Extract all lines that hold the string "this".

**Supplied data:**
********************

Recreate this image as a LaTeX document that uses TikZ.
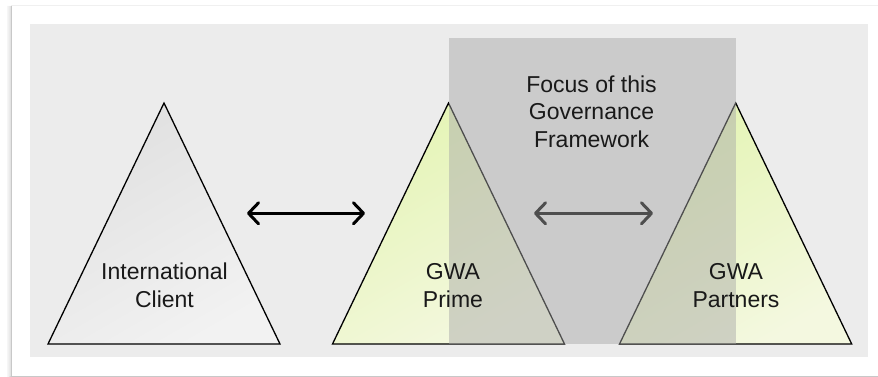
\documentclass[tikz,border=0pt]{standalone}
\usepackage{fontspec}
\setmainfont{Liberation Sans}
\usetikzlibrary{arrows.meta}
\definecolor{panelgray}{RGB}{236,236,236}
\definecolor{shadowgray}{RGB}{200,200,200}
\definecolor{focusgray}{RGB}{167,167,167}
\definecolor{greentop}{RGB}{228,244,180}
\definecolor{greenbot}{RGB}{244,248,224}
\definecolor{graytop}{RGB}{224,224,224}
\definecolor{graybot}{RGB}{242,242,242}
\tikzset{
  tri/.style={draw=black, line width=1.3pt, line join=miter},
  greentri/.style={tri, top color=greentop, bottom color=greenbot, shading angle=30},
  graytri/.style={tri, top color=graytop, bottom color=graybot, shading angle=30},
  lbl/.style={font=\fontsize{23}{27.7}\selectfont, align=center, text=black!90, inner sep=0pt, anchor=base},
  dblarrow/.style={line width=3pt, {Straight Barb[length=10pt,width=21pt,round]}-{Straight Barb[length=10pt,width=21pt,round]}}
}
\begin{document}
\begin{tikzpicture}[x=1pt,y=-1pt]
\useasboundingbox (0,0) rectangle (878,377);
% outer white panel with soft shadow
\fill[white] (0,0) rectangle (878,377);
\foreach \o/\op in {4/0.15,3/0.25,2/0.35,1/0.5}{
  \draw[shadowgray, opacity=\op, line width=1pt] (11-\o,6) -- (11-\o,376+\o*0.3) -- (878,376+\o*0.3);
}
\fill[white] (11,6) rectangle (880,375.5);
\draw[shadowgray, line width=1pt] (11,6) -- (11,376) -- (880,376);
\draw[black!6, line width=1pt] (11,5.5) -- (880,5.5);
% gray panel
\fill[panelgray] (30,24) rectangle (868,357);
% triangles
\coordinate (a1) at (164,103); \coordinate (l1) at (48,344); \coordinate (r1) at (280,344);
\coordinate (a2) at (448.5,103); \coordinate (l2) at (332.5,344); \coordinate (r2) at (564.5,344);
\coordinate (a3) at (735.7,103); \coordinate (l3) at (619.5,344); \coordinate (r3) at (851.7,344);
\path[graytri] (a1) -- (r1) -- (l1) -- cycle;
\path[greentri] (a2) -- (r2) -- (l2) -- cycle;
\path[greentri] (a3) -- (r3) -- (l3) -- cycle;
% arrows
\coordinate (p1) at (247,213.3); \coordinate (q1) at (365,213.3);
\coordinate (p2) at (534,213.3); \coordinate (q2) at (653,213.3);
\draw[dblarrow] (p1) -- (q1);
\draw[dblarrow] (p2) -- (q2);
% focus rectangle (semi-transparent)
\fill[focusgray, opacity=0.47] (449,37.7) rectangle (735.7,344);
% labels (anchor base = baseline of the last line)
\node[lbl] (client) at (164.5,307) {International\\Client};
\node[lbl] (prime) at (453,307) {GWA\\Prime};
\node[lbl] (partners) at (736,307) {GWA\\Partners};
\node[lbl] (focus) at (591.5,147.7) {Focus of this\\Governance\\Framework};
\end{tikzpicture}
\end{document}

********************

**Response:**
Recreate this image as a LaTeX document that uses TikZ.
\node[lbl] (focus) at (591.5,147.7) {Focus of this\\Governance\\Framework};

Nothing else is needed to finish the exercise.